Increasing productivity may be the objective, but most of the time it seems like we are only increasing activity. A clip from an old animated cartoon makes this point in a hilarious and poignant way.
Here’s the bit, which comes from the original Pink Panther short released in 1964:
You have to admit, in only a few dozen hand-drawn frames, the filmmakers have captured much of what it’s like to be in the modern workforce.
I can’t tell you how many times I’ve come across a situation at a client’s office that is strikingly similar to this video. We’re brought in to increase productivity, but first we have to help employees realize that the existing process and culture is the real enemy. Stakeholders are painting over each other’s work.
Even worse, much of the time people don’t even know about the wasted effort. Consider the following scenario, which I am confident has happened to you at work in the last month:
- An employee sends out an email to multiple recipients, which asks for feedback on a proposed idea or attached document.
- Someone replies privately with a few suggestions.
- Another individual replies later, with some of the same suggestions.
- The original sender realizes a mistake they made in the first place, and sends out a correction.
- In the meantime, another reply has been drafted that addresses the same error, but is discarded once the updated version arrives.
- One more stakeholder chooses to reply-all, but provides no critique.
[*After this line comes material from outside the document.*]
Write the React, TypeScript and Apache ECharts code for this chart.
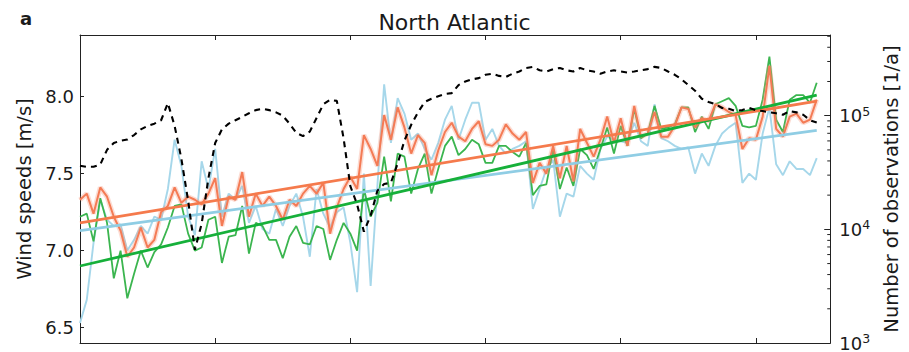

Instead they ask an unrelated question!
While technologies like electronic mail are intended to increase productivity, this is a clear case of multiple people painting a pole different colors at the same time. Because there is no clear process, everyone wastes their time tripping over everyone else.
It’s like micromanagement from every direction!
If you haven’t seen the phenomenon I’m describing, I challenge you to look harder. The basis of any program to increase productivity over the long run is by recognizing what others are doing and working collaboratively to make changes.